EU unlikely to renew RI arms embargo: British minister
EU unlikely to renew RI arms embargo: British minister
LONDON (Agencies): The European Union is unlikely to renew an arms embargo imposed against Indonesia on Sept. 16 and due to expire Monday, a British foreign office minister said Thursday.
John Battle, a British junior minister, who is due to visit Indonesia and East Timor next week, said: "It would require absolute unanimity of every single country in the EU to actually extend it further.
"East Timor has been positively sorted out and there is not, I don't think, the will to extend the embargo."
"What we believe is that we need now to be underpinning rather than undermining Indonesia at this important time: helping build Indonesia's young democracy...We want to develop relations with President Wahid's government that addresses human rights, and promotes trade and commerce," he said.

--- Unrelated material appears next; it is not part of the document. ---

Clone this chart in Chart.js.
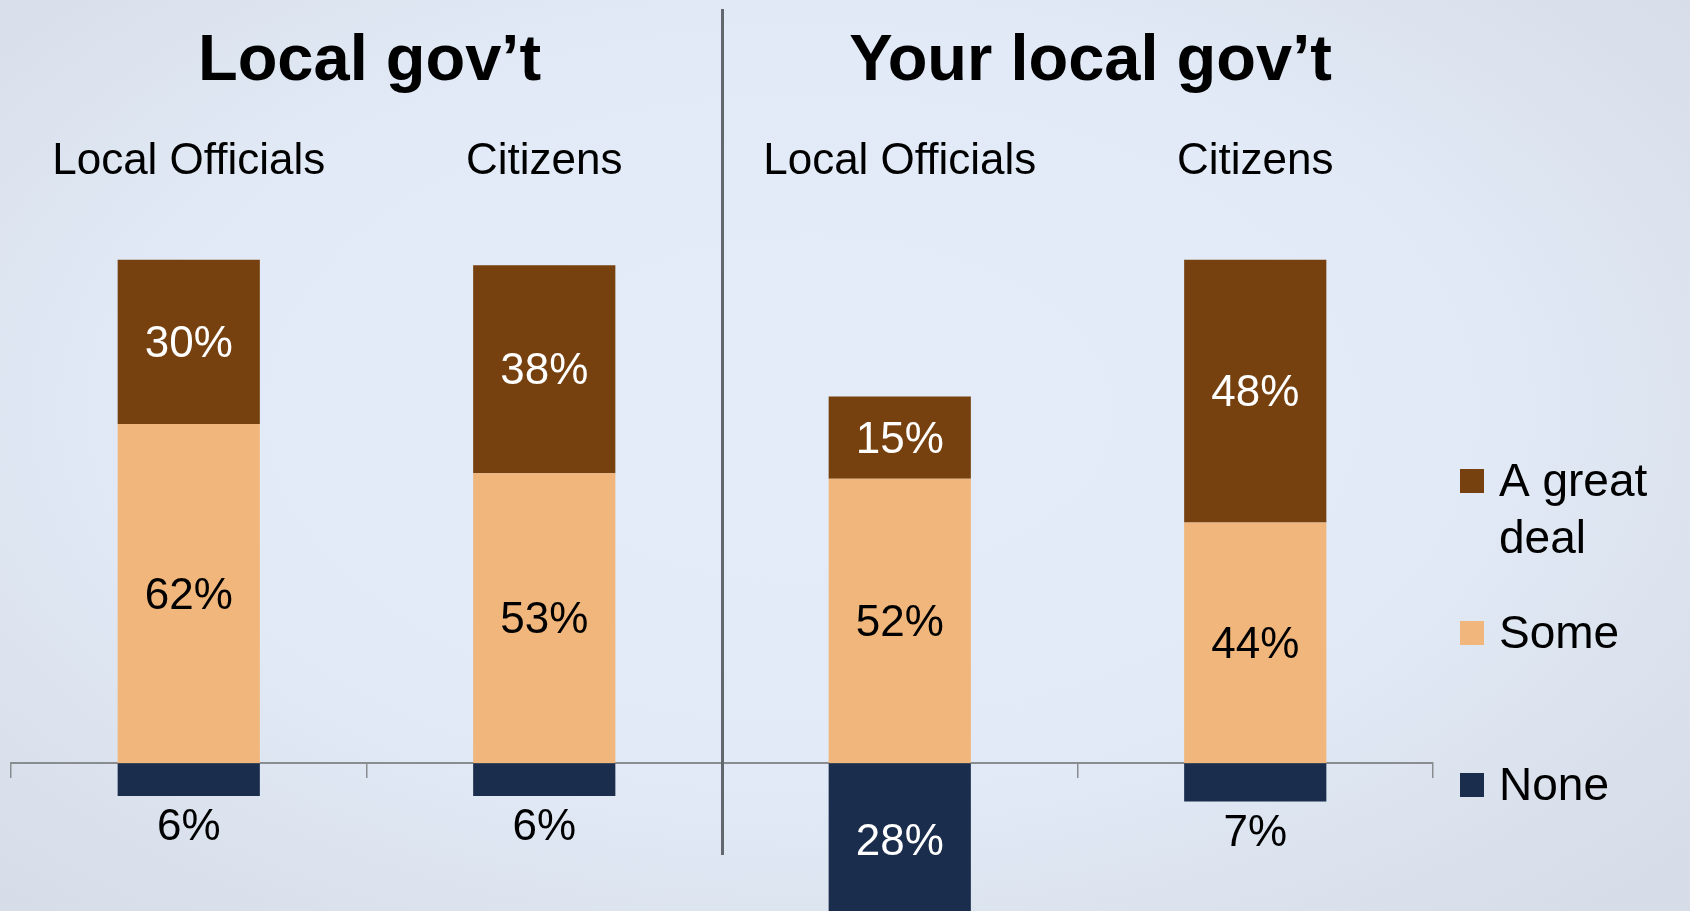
<!DOCTYPE html>
<html>
<head>
<meta charset="utf-8">
<script src="https://cdn.jsdelivr.net/npm/chart.js@4.4.1/dist/chart.umd.min.js"></script>
<style>
  html, body { margin: 0; padding: 0; width: 1690px; height: 911px; overflow: hidden; }
  body { background: radial-gradient(ellipse 70% 75% at 48% 45%, #e3ecf8 0%, #e1eaf6 55%, #d6dce8 100%); }
  #wrap { position: relative; width: 1690px; height: 911px; }
</style>
</head>
<body>
<div id="wrap"><canvas id="chart"></canvas></div>
<script>
const categories = ['Local Officials', 'Citizens', 'Local Officials', 'Citizens']
const groupTitles = ['Local gov’t', 'Your local gov’t']
const seriesNames = ['A great deal', 'Some', 'None']
const greatDeal = [30, 38, 15, 48]
const some = [62, 53, 52, 44]
const none = [-6, -6, -28, -7]

const BROWN = '#77410f'
const PEACH = '#f0b67b'
const NAVY = '#1b2d4d'
const FONT = "'Liberation Sans', Arial, sans-serif"

// value labels, titles, divider and the legend on the right
const decorations = {
  id: 'decorations',
  afterDatasetsDraw(chart) {
    const ctx = chart.ctx
    ctx.save()
    ctx.font = '44px ' + FONT
    ctx.textAlign = 'center'
    ctx.textBaseline = 'middle'
    chart.data.datasets.forEach((ds, i) => {
      chart.getDatasetMeta(i).data.forEach((bar, j) => {
        const v = ds.data[j]
        let y = (bar.y + bar.base) / 2 + 3
        let color = ds.labelColor
        if (v < 0 && Math.abs(v) < 10) {
          y = bar.y + 32
          color = '#000'
        }
        ctx.fillStyle = color
        ctx.fillText(Math.abs(v) + '%', bar.x, y)
      })
    })
    ctx.restore()
  },
  afterDraw(chart) {
    const ctx = chart.ctx
    const x = chart.scales.x
    const area = chart.chartArea
    ctx.save()

    // divider between the two groups
    const dx = Math.round(x.getPixelForValue(1.5)) + 0.5
    ctx.strokeStyle = '#62686d'
    ctx.lineWidth = 3
    ctx.beginPath()
    ctx.moveTo(dx, 9)
    ctx.lineTo(dx, 855)
    ctx.stroke()

    // group titles
    ctx.fillStyle = '#000'
    ctx.font = 'bold 65px ' + FONT
    ctx.textAlign = 'center'
    ctx.textBaseline = 'middle'
    const shift = [3, 13]
    groupTitles.forEach((t, i) => {
      ctx.fillText(t, x.getPixelForValue(i * 2 + 0.5) + shift[i], 62)
    })

    // legend
    const lines = [['A great', 'deal'], ['Some'], ['None']]
    const rows = [481, 633, 785]
    const bx = area.right + 27
    ctx.font = '46px ' + FONT
    ctx.textAlign = 'left'
    chart.data.datasets.slice().reverse().forEach((ds, k) => {
      ctx.fillStyle = ds.backgroundColor
      ctx.fillRect(bx, rows[k] - 12, 24, 24)
      ctx.fillStyle = '#000'
      lines[k].forEach((ln, n) => ctx.fillText(ln, bx + 39, rows[k] + 2 + n * 57))
    })
    ctx.restore()
  }
}

const ctx = document.getElementById('chart').getContext('2d')
const chart = new Chart(ctx, {
  type: 'bar',
  data: {
    labels: categories,
    datasets: [
      { label: seriesNames[2], data: none, backgroundColor: NAVY, labelColor: '#fff' },
      { label: seriesNames[1], data: some, backgroundColor: PEACH, labelColor: '#000' },
      { label: seriesNames[0], data: greatDeal, backgroundColor: BROWN, labelColor: '#fff' }
    ]
  },
  options: {
    responsive: true,
    maintainAspectRatio: false,
    animation: false,
    barPercentage: 0.4,
    categoryPercentage: 1.0,
    layout: { padding: { top: 126, right: 257, left: 11, bottom: 0 } },
    plugins: { legend: { display: false }, tooltip: { enabled: false } },
    scales: {
      x: {
        stacked: true,
        position: { y: 0 },
        offset: true,
        ticks: { display: false },
        grid: { offset: true, drawOnChartArea: false, drawTicks: true, tickLength: 14, color: '#8a8d90', lineWidth: 1.5 },
        border: { display: true, color: '#8a8d90', width: 2 }
      },
      x2: {
        type: 'category',
        position: 'top',
        offset: true,
        labels: categories,
        grid: { display: false, drawTicks: false },
        border: { display: false },
        ticks: { color: '#000', padding: 28, font: { family: FONT, size: 44 }, maxRotation: 0, autoSkip: false },
        afterFit(scale) { scale.height = 90 }
      },
      y: {
        stacked: true,
        display: false,
        min: -27,
        max: 100
      }
    }
  },
  plugins: [decorations]
})
</script>
</body>
</html>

British Prime Minister Tony Blair's government, which promised to add an ethical dimension to foreign policy when it came to power in 1997, has struggled to balance demands of a lucrative arms export industry with calls for curbs from human rights groups.
It faced fierce criticism last year over its sales of Hawk jets to Indonesia.
The sales, agreed under a contract signed by the previous Conservative government, were only suspended when the EU arms embargo came into force.
However a voice of dissension was sounded by Sweden who has called for the embargo to be extended.
Sweden's Foreign Minister Anna Lindh argued that Indonesia was not stable enough to warrant delivery of arms and other materiel, despite assurances from Jakarta that it preferred to solve internal problems "with dialog".
A spokesman at the European Commission said the circumstances in which the embargo had been declared no longer held.
East Timor was now under UN administration pending independence.
A source at the European Union's Portuguese presidency said: "It will probably expire normally."
EU foreign ministers hold their next meeting Jan. 24-25 in Brussels.
Britain's Foreign Office said that any British arms sales would still be subject to checks and controls and the ministry would continue to monitor the human rights situation in Indonesia.
Battle maintained that Indonesia remained "on notice, without a doubt" on the question of arms exports.
But he said despite religious clashes in several provinces Indonesia had made great strides in recent months.
"If we'd looked back at Indonesia a year ago, the situation has been transformed," Battle said.
"It has moved on better than the expectations of the international community," he added.
Battle said he had been encouraged by President Abdurrahman Wahid's "non-sectarian" response to violence in Maluku, but said Britain was keeping a cautious outlook.
"We need to be realistic and not look through rose tinted glasses," he said. "There are pitfalls ahead in a new emerging democracy."